[Figure scripts]
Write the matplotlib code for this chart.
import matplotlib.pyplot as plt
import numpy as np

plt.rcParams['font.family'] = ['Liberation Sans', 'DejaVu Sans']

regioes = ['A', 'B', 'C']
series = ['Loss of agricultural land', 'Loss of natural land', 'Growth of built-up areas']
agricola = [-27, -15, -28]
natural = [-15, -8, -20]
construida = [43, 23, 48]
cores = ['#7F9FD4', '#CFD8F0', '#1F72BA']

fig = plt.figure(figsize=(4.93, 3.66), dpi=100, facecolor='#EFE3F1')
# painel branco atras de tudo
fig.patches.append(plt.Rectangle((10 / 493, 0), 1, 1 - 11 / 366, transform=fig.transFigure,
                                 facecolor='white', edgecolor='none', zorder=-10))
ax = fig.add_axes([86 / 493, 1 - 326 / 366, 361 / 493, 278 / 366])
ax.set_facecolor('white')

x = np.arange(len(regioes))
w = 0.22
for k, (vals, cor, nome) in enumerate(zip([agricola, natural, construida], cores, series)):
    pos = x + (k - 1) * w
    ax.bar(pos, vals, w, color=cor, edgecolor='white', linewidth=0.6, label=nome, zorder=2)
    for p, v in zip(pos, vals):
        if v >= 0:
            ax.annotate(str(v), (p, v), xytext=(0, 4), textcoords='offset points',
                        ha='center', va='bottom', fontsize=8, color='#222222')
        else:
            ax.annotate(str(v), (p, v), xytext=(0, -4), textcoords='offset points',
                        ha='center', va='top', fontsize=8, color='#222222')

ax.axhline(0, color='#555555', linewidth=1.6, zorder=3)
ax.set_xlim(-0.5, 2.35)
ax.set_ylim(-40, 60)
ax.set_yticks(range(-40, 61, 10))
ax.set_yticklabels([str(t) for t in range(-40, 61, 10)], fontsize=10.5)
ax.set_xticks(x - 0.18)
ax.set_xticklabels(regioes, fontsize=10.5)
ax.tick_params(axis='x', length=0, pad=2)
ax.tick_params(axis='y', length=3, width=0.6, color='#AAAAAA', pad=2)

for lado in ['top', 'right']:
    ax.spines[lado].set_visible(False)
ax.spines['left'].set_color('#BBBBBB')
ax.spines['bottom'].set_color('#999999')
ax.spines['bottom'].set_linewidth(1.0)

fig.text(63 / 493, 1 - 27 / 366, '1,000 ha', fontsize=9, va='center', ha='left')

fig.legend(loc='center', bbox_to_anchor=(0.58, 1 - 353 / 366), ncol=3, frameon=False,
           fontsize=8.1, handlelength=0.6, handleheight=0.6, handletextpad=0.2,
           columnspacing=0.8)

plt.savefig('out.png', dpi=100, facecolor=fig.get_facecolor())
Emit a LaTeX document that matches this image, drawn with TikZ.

◆ The problem ◆
Count every line in the entries above where the word "matplotlib" appears; respond with the number alone.

◆ Full response ◆
2